La nación mexicana y muchos de sus habitantes vivimos y vimos cómo se empezó a perder la vergüenza y el pudor en los años 70, época de las represiones sin cuartel; en los años 80 perdimos el salario y nos copó la palabra crisis. En 1984 pude documentar como se cerró una empresa cada tres días y hubo miles y miles de despidos. Se fracturó el aparato productivo, se abrieron las fronteras para las importaciones más sorprendentes y nunca más se recuperó un milímetro de alegría en el campo. Y, sin embargo, no oímos de hambruna.
Dicen que en su despacho de ministro, como de la época de Don Porfirio Díaz, Pedro Aspe, Secretario de Hacienda y Crédito Público, en 1989 decía que los mexicanos aguantábamos cualquier cosa, teníamos un colchón económico, redes familiares solidarias, costumbres y una cultura de idiotez, que aseguraba el éxito del proyecto salinista de “modernización”.
Obreros y campesinos no protestarían, ni clases medias, sostenía Aspe. Y eso lo fundaba en su convicción de que en todas las casas se comían frijoles, mismos que rendían mucho con un poco de agua y combinados con las tortillas quitaban el hambre y las ansias de protestar. Pero, sobre todo, recuperaban la energía. Era como una inyección de sangre.
Frijoles. Negros bien aguados. Ricos, abundantes. Decía mi madre que habiendo frijoles en una casa, no hacía falta nada.
En México se cultivan 70 variedades de esa leguminosa y dice doña Edelmira Linares, del Jardín Botánico de la UNAM, que los frijoles tienen el doble de proteínas que los cereales; además tienen hierro – la vitamina para la sangre- y con el maíz, hacen una cadena proteica, que ha impedido la hambruna, aún en las peores épocas.

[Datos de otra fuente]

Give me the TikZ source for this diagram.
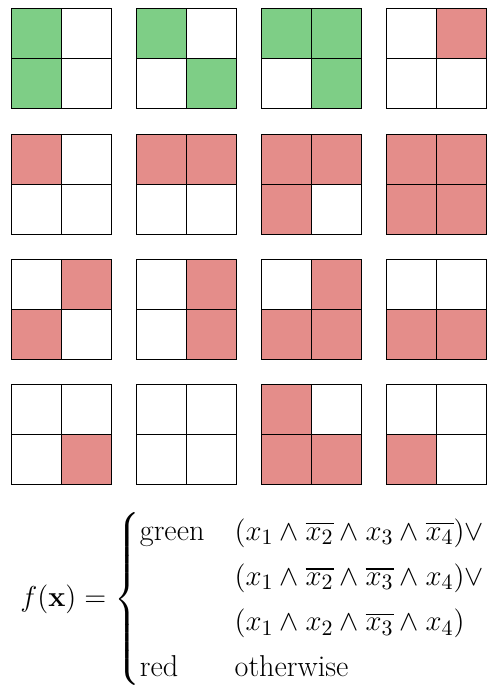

Tal vez por ello me ha parecido tan cruel, tan terrible, en medio del ventarrón económico que estamos viviendo, una noticia doble: el frijol ha subido de precio hasta el 60 por ciento en el último año y al mismo tiempo se ha reducido su producción de la que dependen 570 mil campesinos mexicanos. Eso, dicen los especialistas, como resultado del tema agropecuario del Tratado de Libre Comercio que acaba de cumplir un año en operación.
La información, además, señala que lo más sorprendente no es que se roben por los caminos trenes completos de maíz sino que hay un asalto semanal a trailers que transportan frijoles. Un robo que también se atribuye al crimen organizado. Porque se supone que es un producto de venta inmediata, sin mayor trámite, cada tonelada cuesta 18 mil pesos. Un trailer suele transportar 10 toneladas. Negocio redondo.
Pero me preocupa más que sea por hambre. Me preocupa su precio, su escasez, la desgracia de que el frijol, de origen mexicano, que dio al mundo una leguminosa llena de fibra, de proteínas, que combate la anemia, que se repartía barato en las tiendas Consaupo en los años 60, tiendas de las que había una a la vuelta de cada casa en el Distrito Federal, resulta ahora un artículo de lujo. El último pedacito del colchón a que se refirió Aspe. Ya no habrá nada más después de que eso sea imposible de comer y conseguir.
Me preocupa la indiferencia como se van acumulando las notas del desastre económico. Me asusta que ya ni siquiera haya frijoles para enfrentar lo que viene. Que, de acuerdo con el genio económico de Immanuel Wallersteini, todavía no vemos ni una punta de lo que será esta etapa de la crisis del capitalismo, que en tiempos electorales se combinará con populismo y proteccionismo para mitigar lo duro de la falta de todo y de la escasez del dinero. Lo dijo el día que subió el dólar a más de 15 pesos.
Y si ello no es suficiente, pienso en que ya ni frijoles habrá para nada, ni para nadie en un país que perdió la vergüenza, que está a punto de perder su historia, que no puede sino tener discursos vacíos de igualdad social, igualdad entre los sexos, cuando no hay nada o muy poco qué repartir de bienestar, de alegría, de esperanza, donde los líderes políticos piensan que alguien los va a escuchar.
Al despuntar marzo de 2009, 99 años después de que Clara Zetkin nos llamó, a las mujeres a unirnos por el derecho al trabajo, la sindicalización y un salario digno, me pregunto si tenemos fuerza para salvar los cultivos de frijol, en esos campos militarizados de México, de guerra sin fin, de ejecutados y muertos. Donde a la tristeza ya no se la calma con nada.
No podemos hablar de igualdad, ni de espacios políticos para las mujeres, si como dice mi madre, no habrá frijoles para comer y empezarán a contarse historias de hambruna.